***** EXERCISE MATERIAL *****

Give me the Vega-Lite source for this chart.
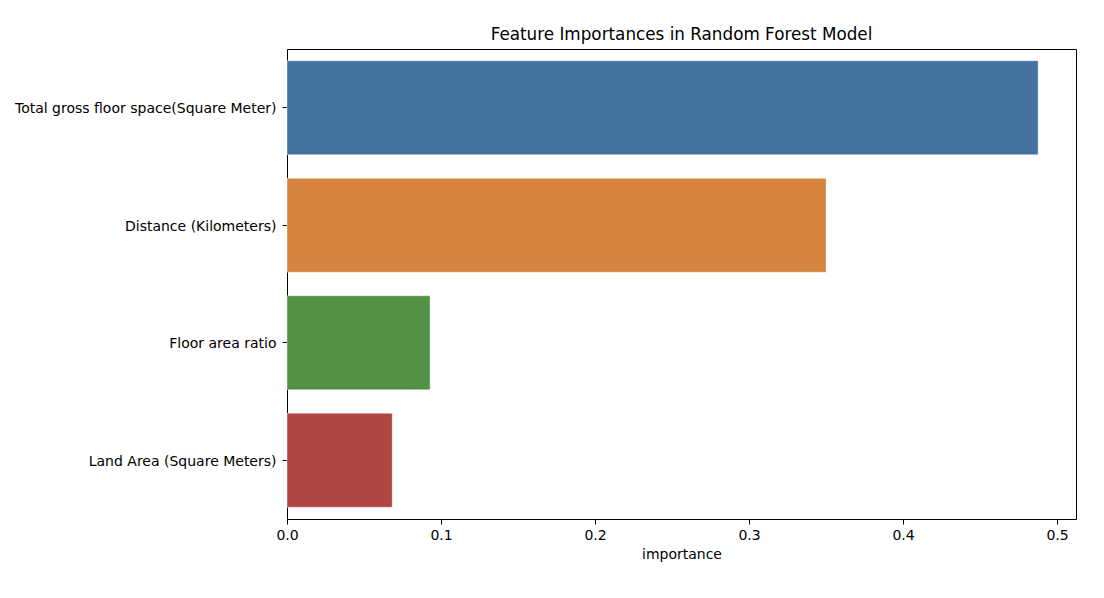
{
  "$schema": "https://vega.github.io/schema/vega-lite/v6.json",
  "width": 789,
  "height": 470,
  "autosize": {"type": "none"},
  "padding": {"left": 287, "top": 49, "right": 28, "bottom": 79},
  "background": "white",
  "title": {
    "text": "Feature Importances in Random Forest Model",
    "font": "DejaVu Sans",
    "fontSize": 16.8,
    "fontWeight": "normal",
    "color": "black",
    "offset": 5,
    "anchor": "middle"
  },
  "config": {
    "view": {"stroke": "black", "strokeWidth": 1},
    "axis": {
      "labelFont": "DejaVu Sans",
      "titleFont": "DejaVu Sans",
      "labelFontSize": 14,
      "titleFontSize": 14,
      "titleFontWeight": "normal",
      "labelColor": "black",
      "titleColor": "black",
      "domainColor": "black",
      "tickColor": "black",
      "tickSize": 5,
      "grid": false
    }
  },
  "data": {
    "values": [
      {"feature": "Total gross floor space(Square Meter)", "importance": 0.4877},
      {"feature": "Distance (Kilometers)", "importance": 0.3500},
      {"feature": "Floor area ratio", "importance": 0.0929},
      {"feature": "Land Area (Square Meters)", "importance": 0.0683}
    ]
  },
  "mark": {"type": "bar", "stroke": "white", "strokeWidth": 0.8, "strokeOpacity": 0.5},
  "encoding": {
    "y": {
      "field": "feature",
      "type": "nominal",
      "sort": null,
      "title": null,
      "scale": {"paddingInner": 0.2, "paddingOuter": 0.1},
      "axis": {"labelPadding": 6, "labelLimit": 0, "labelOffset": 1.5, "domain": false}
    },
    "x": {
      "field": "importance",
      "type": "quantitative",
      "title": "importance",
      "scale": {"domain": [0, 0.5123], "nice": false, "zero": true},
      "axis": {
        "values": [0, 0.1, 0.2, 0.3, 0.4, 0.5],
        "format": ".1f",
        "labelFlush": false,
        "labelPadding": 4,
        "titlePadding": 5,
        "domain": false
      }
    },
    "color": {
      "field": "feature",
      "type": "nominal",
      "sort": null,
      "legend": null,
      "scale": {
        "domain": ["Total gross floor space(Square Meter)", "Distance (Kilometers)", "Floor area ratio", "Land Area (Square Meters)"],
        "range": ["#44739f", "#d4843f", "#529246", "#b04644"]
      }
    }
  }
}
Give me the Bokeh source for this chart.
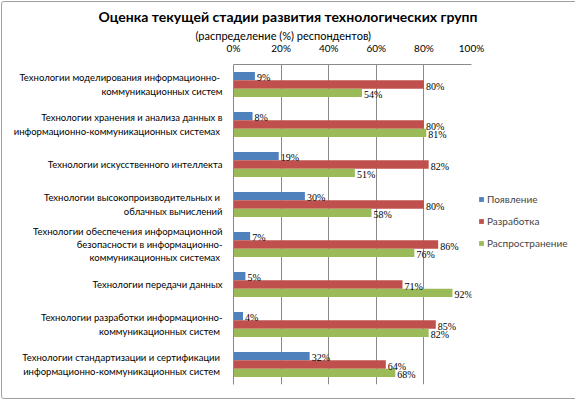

*****

WHAT YOU ARE ASKED TO DO:
The pictures in the entries should be left out; output everything else exactly.

RESPONSE TO THIS EXERCISE:
Give me the Vega-Lite source for this chart.
{
  "$schema": "https://vega.github.io/schema/vega-lite/v6.json",
  "width": 789,
  "height": 470,
  "autosize": {"type": "none"},
  "padding": {"left": 287, "top": 49, "right": 28, "bottom": 79},
  "background": "white",
  "title": {
    "text": "Feature Importances in Random Forest Model",
    "font": "DejaVu Sans",
    "fontSize": 16.8,
    "fontWeight": "normal",
    "color": "black",
    "offset": 5,
    "anchor": "middle"
  },
  "config": {
    "view": {"stroke": "black", "strokeWidth": 1},
    "axis": {
      "labelFont": "DejaVu Sans",
      "titleFont": "DejaVu Sans",
      "labelFontSize": 14,
      "titleFontSize": 14,
      "titleFontWeight": "normal",
      "labelColor": "black",
      "titleColor": "black",
      "domainColor": "black",
      "tickColor": "black",
      "tickSize": 5,
      "grid": false
    }
  },
  "data": {
    "values": [
      {"feature": "Total gross floor space(Square Meter)", "importance": 0.4877},
      {"feature": "Distance (Kilometers)", "importance": 0.3500},
      {"feature": "Floor area ratio", "importance": 0.0929},
      {"feature": "Land Area (Square Meters)", "importance": 0.0683}
    ]
  },
  "mark": {"type": "bar", "stroke": "white", "strokeWidth": 0.8, "strokeOpacity": 0.5},
  "encoding": {
    "y": {
      "field": "feature",
      "type": "nominal",
      "sort": null,
      "title": null,
      "scale": {"paddingInner": 0.2, "paddingOuter": 0.1},
      "axis": {"labelPadding": 6, "labelLimit": 0, "labelOffset": 1.5, "domain": false}
    },
    "x": {
      "field": "importance",
      "type": "quantitative",
      "title": "importance",
      "scale": {"domain": [0, 0.5123], "nice": false, "zero": true},
      "axis": {
        "values": [0, 0.1, 0.2, 0.3, 0.4, 0.5],
        "format": ".1f",
        "labelFlush": false,
        "labelPadding": 4,
        "titlePadding": 5,
        "domain": false
      }
    },
    "color": {
      "field": "feature",
      "type": "nominal",
      "sort": null,
      "legend": null,
      "scale": {
        "domain": ["Total gross floor space(Square Meter)", "Distance (Kilometers)", "Floor area ratio", "Land Area (Square Meters)"],
        "range": ["#44739f", "#d4843f", "#529246", "#b04644"]
      }
    }
  }
}
Give me the Bokeh source for this chart.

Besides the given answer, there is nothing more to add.